26 de setembro de 2020 | 05h00
O jovem repórter Robert Lipsyte, do New York Times, foi destacado para ir ao Miami Beach Convention Hall, em 25 de fevereiro de 1964, para cobrir a luta entre o campeão dos pesos pesados, Sonny Liston, e o desafiante Cassius Marcellus Clay. Logo que chegou a Miami, o jornalista recebeu um telefonema de seu editor, que o aconselhou a decorar o trajeto do ginásio até o hospital mais próximo, pois a vitória de Liston deveria ser rápida e massacrante. A bolsa de apostas confirmava a previsão da imprensa: o campeão era o favorito na proporção de 7 por 1.

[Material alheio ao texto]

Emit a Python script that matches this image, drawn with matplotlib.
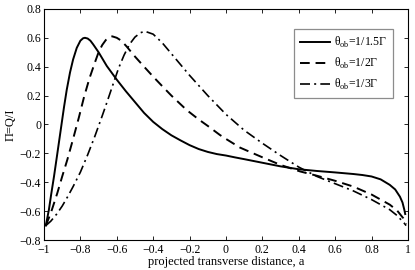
import matplotlib
matplotlib.use("Agg")
import matplotlib.pyplot as plt
from matplotlib.ticker import FuncFormatter, MultipleLocator

# curve data
a_15 = [-0.99, -0.973, -0.96, -0.945, -0.93, -0.91, -0.89, -0.875, -0.857, -0.84, -0.82,
        -0.80, -0.785, -0.775, -0.76, -0.745, -0.73, -0.70, -0.655, -0.60, -0.55, -0.50,
        -0.45, -0.40, -0.35, -0.30, -0.25, -0.20, -0.15, -0.10, -0.05, 0.0, 0.05, 0.1,
        0.2, 0.3, 0.4, 0.5, 0.6, 0.7, 0.75, 0.8, 0.85, 0.9, 0.93, 0.956, 0.97, 0.98,
        0.985]
pi_15 = [-0.70, -0.59, -0.48, -0.36, -0.23, -0.055, 0.12, 0.24, 0.36, 0.45, 0.53,
         0.58, 0.597, 0.60, 0.595, 0.58, 0.555, 0.50, 0.405, 0.31, 0.23, 0.155,
         0.08, 0.018, -0.032, -0.075, -0.11, -0.143, -0.17, -0.19, -0.205, -0.215,
         -0.228, -0.24, -0.265, -0.29, -0.31, -0.322, -0.332, -0.343, -0.35, -0.36,
         -0.38, -0.418, -0.45, -0.50, -0.54, -0.59, -0.62]

a_2 = [-0.99, -0.963, -0.927, -0.90, -0.872, -0.84, -0.808, -0.78, -0.75, -0.72, -0.70,
       -0.68, -0.66, -0.64, -0.625, -0.60, -0.575, -0.546, -0.50, -0.45, -0.40, -0.35,
       -0.30, -0.216, -0.15, -0.10, -0.033, 0.0, 0.077, 0.15, 0.205, 0.3, 0.407, 0.5,
       0.6, 0.7, 0.8, 0.9, 0.94, 0.975, 0.99]
pi_2 = [-0.70, -0.615, -0.476, -0.36, -0.245, -0.10, 0.05, 0.19, 0.32, 0.43, 0.50,
        0.55, 0.585, 0.605, 0.61, 0.60, 0.58, 0.54, 0.47, 0.40, 0.331, 0.265,
        0.20, 0.10, 0.035, -0.01, -0.073, -0.10, -0.16, -0.20, -0.23, -0.28, -0.325,
        -0.355, -0.39, -0.43, -0.485, -0.555, -0.595, -0.65, -0.69]

a_3 = [-0.99, -0.963, -0.93, -0.90, -0.87, -0.84, -0.80, -0.76, -0.72, -0.68, -0.655,
       -0.62, -0.59, -0.56, -0.53, -0.50, -0.47, -0.445, -0.40, -0.35, -0.30, -0.20,
       -0.10, 0.0, 0.1, 0.2, 0.3, 0.4, 0.5, 0.6, 0.7, 0.8, 0.9, 0.94, 0.98, 0.99]
pi_3 = [-0.70, -0.67, -0.62, -0.565, -0.50, -0.43, -0.33, -0.21, -0.08, 0.06, 0.15,
        0.28, 0.39, 0.48, 0.555, 0.605, 0.635, 0.645, 0.625, 0.565, 0.49, 0.34,
        0.20, 0.07, -0.04, -0.13, -0.215, -0.295, -0.36, -0.41, -0.46, -0.52, -0.59,
        -0.63, -0.684, -0.70]

labels = [r"θ$_{\rm ob}$=1/1.5Γ", r"θ$_{\rm ob}$=1/2Γ", r"θ$_{\rm ob}$=1/3Γ"]

plt.rcParams["font.family"] = ["Liberation Serif", "DejaVu Serif"]
plt.rcParams["mathtext.fontset"] = "custom"
plt.rcParams["mathtext.rm"] = "Liberation Serif"
plt.rcParams["font.size"] = 8.5


def tick_fmt(v, pos):
    v = round(v, 1)
    if v == 0:
        return "0"
    return f"{v:g}".replace("-", "\u2212")


fig = plt.figure(figsize=(4.15, 2.7), dpi=100)
ax = fig.add_axes([0.106, 0.111, 0.877, 0.856])

ax.plot(a_15, pi_15, color="black", lw=1.4, ls="-", label=labels[0])
ax.plot(a_2, pi_2, color="black", lw=1.4, ls=(0, (5, 3)), label=labels[1])
ax.plot(a_3, pi_3, color="black", lw=1.2, ls=(0, (6, 2.5, 1.2, 2.5)), label=labels[2])

ax.set_xlim(-1, 1)
ax.set_ylim(-0.8, 0.8)
ax.xaxis.set_major_locator(MultipleLocator(0.2))
ax.yaxis.set_major_locator(MultipleLocator(0.2))
ax.xaxis.set_major_formatter(FuncFormatter(tick_fmt))
ax.yaxis.set_major_formatter(FuncFormatter(tick_fmt))
ax.tick_params(direction="in", top=True, right=True, length=3, width=0.6, pad=2)
ax.tick_params(axis="x", pad=3)
for s in ax.spines.values():
    s.set_linewidth(0.8)

ax.set_xlabel("projected transverse distance, a", labelpad=0, fontsize=9)
ax.set_ylabel("Π=Q/I", labelpad=2, fontsize=9)

leg = ax.legend(loc="upper right", bbox_to_anchor=(0.959, 0.913), fancybox=False,
                handlelength=2.6, borderpad=0.5, labelspacing=0.5, handletextpad=0.3,
                borderaxespad=0)
leg.get_frame().set_edgecolor("#707070")
leg.get_frame().set_linewidth(0.9)

fig.savefig("out.png", dpi=100)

O fortíssimo Liston era o sucessor do lendário Joe Louis, campeão de 1937 a 1949. Um verdadeiro peso pesado. Sanguinário, violento e dono de golpes avassaladores de todos os tipos. E ele sabia usar o medo que passava para as pessoas: "Minha mão esquerda vai descer tão fundo na garganta dele (Clay) que precisarei de uma semana para tirá-la de volta."
O médico Ferdie Pacheco, que esteve ao lado de Clay em suas lutas com Joe Frazier e George Foreman, admitiu que nunca havia visto Clay tão nervoso para uma luta. Para combater esta ansiedade, o falastrão lutador de Louisville resolveu tentar mexer com os brios do adversário.
Clay chegou a fazer um poema para o "urso feio" e foi até o aeroporto esperar seu adversário para xingá-lo de idiota, bobo e prever um nocaute no oitavo assalto. Os jornalistas consideravam apenas bravatas, mas apreciavam Clay por ser bonito, inteligente e capaz de fornecer uma bela matéria todos os dias.
Na pesagem, Ali desafiou tanto Liston que a Comissão Atlética da Flórida chegou a cogitar que o desafiante estaria sofrendo um surto psicótico. Sua pressão foi a 20 por 10 e os batimentos cardíacos atingiram 120 por minuto.
Dias antes da luta, os organizadores promoveram a visita dos Beatles em uma das sessões de treinos de Clay, em Miami. O início do encontro foi tenso. "Acho que poderíamos fazer uma turnê e ficarmos ricos. Você não é tão estúpido", disse o boxeador para John Lennon, que deu o contragolpe. "Mas você é." No final, fotos foram registradas com os cantores recebendo "socos" e aplicando "golpes" no pugilista em clima amistoso.
A certeza do público na vitória de Liston, a tempestade que caiu em Miami naquele dia e a ameaça de atentado ao ativista Malcom X, amigo de Ali e presente ao Miami Beach Convention Hall, fez com que pouco mais de 10% dos 15 mil ingressos fossem vendidos. Liston tinha bolsa de US$ 1,3 milhão, enquanto Clay ficaria com US$ 630 mil.
Desde o início, Clay surpreendeu a todos, ao "bailar como uma borboleta e picar como uma abelha", característica que iria marcar sua brilhante carreira. "Acho que tivemos uns dos melhores rounds iniciais da história", disse Joe Louis, sentado nas primeiras fileiras e comentando para a transmissão em circuito fechado.
Desnorteado, Liston teria usado, com a ajuda de seus técnicos, um produto em suas luvas que prejudicou a visão de Clay do terceiro ao quinto assalto, algo semelhante com que ele fora acusado nos duelos com Eddie Machen e Cleveland Williams. Recuperado do problema momentâneo, o desafiante aplicou uma verdadeira surra no campeão, que desistiu de voltar para o sétimo assalto. "Mas que diabo é isso?", esbravejou Rocky Marciano, campeão dos pesos pesados de 1952 a 1955, único a abandonar os ringues invicto após 49 lutas, revoltado, a poucos metros do ringue, com o fato de o campeão abandonar a disputa.
Clay dançou, pulou, gritou. "Eu choquei o mundo. Sou o melhor de todos", disse ainda em cima do ringue. Na entrevista coletiva, mais calmo afirmou que lutaria só até ganhar um bom dinheiro e que seu irmão mais novo, Rudy,, não precisaria mais calçar as luvas. Dois dias depois, Clay anunciou sua conversão ao islamismo e a adoção do nome Muhammad Ali. Lutou até 1981 e mesmo diagnosticado com a doença de Parkinson seguiu como ativista das causas contra o racismo e igualdade social até sua morte em 2016, às 74 anos.